A customer purchases a new phone from an online store. Although the customer did not create the phone themselves, there are still carbon emissions that result from producing the phone in a factory and shipping it overseas to the customer.
Which type of emissions are described in this example?
Answers
Answered by
25
Answer:
Scope Three
Explanation:
Capital goods are final products that have an extended life and are used by the company to manufacture a product, provide a service or, store, sell and deliver merchandise. Examples of capital goods include buildings, vehicles, machinery. For purposes of accounting for scope 3 emissions, companies should not depreciate, discount, or amortize the emissions from the production of capital goods over time. Instead, companies should account for the total cradle-to-gate emissions of purchased capital goods in the year of acquisition (GHG protocol).
Answered by
1
Answer:
Option (1) : The type of emissions described in this example is Scope 2
Explanation:
- An online company sells a new phone to a consumer.
- Even if the client did not make the phone, there are still carbon emissions associated with manufacturing it at a facility and sending it to the customer.
- Carbon emissions are the use and disposal of carbon compounds, and they may be used to calculate pollution and leave a carbon footprint.
- Because zero-carbon isn't attainable, the ultimate goal must be to leave as little of a carbon footprint as possible.

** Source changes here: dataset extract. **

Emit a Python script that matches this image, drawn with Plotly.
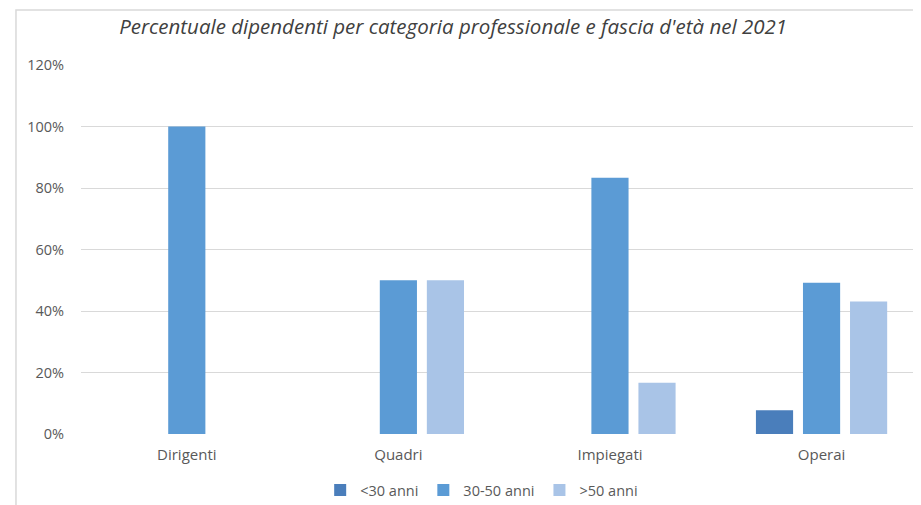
import plotly.graph_objects as go

categories = ["Dirigenti", "Quadri", "Impiegati", "Operai"]
series_names = ["<30 anni", "30-50 anni", ">50 anni"]
under30 = [0, 0, 0, 7.7]
age30_50 = [100, 50, 83.3, 49.2]
over50 = [0, 50, 16.7, 43.1]
colors = ["#4a7ebb", "#5b9bd5", "#a9c4e7"]
y_ticks = [0, 20, 40, 60, 80, 100, 120]
y_tick_labels = ["0%", "20%", "40%", "60%", "80%", "100%", "120%"]
title_text = "Percentuale dipendenti per categoria professionale e fascia d'età nel 2021"

fig = go.Figure()
for name, vals, col in zip(series_names, [under30, age30_50, over50], colors):
    fig.add_trace(go.Bar(x=categories, y=vals, name=name, marker=dict(color=col, line=dict(width=0))))

# the page body adds an 8px offset, so the figure is sized/placed to compensate
W, H = 913, 497
font_family = "Open Sans, Lato, sans-serif"
fig.update_layout(
    width=W, height=H,
    barmode="group", bargap=0.333, bargroupgap=0.21,
    paper_bgcolor="white", plot_bgcolor="white",
    margin=dict(l=73, r=0, t=57, b=71, autoexpand=False),
    title=dict(text="<i>" + title_text + "</i>", x=0.443, xref="paper", xanchor="center",
               y=1 - 19 / H, yanchor="middle", yref="container",
               font=dict(family=font_family, size=20.5, color="#404040")),
    xaxis=dict(range=[-0.5, 3.47], showgrid=False, showline=False, zeroline=False,
               automargin=False, ticklabelstandoff=10,
               tickfont=dict(family=font_family, size=15, color="#595959")),
    yaxis=dict(range=[0, 120], tickvals=y_ticks, ticktext=y_tick_labels,
               showgrid=True, gridcolor="#d9d9d9", gridwidth=1, zeroline=False,
               showline=False, ticklabelstandoff=16, automargin=False,
               tickfont=dict(family=font_family, size=14.5, color="#595959")),
    legend=dict(orientation="h", x=0.477, xanchor="center", y=1 - 482 / H, yanchor="middle",
                yref="container",
                font=dict(family=font_family, size=14.5, color="#595959"),
                itemwidth=30, traceorder="normal"),
    showlegend=True,
)

# chart frame (left and top borders)
fig.add_shape(type="path", xref="paper", yref="paper",
              path="M -0.0774,-0.2 L -0.0774,1.149 L 1.05,1.149",
              line=dict(color="#d9d9d9", width=1.5))

fig.write_html("out.html")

- Despite the fact that the consumer did not develop the phone in the supplied scenario, they did order it from an internet retailer.
- The goods is now packed and shipped to the buyer by the online merchant. Furthermore, the client is the ultimate owner of the phone because they paid for it.
- This implies that all of the activities involved in getting the phone to the client, from ordering it to receiving it, are included in the carbon emissions.
- As a result, the client contributed to carbon emissions of the 2nd scope.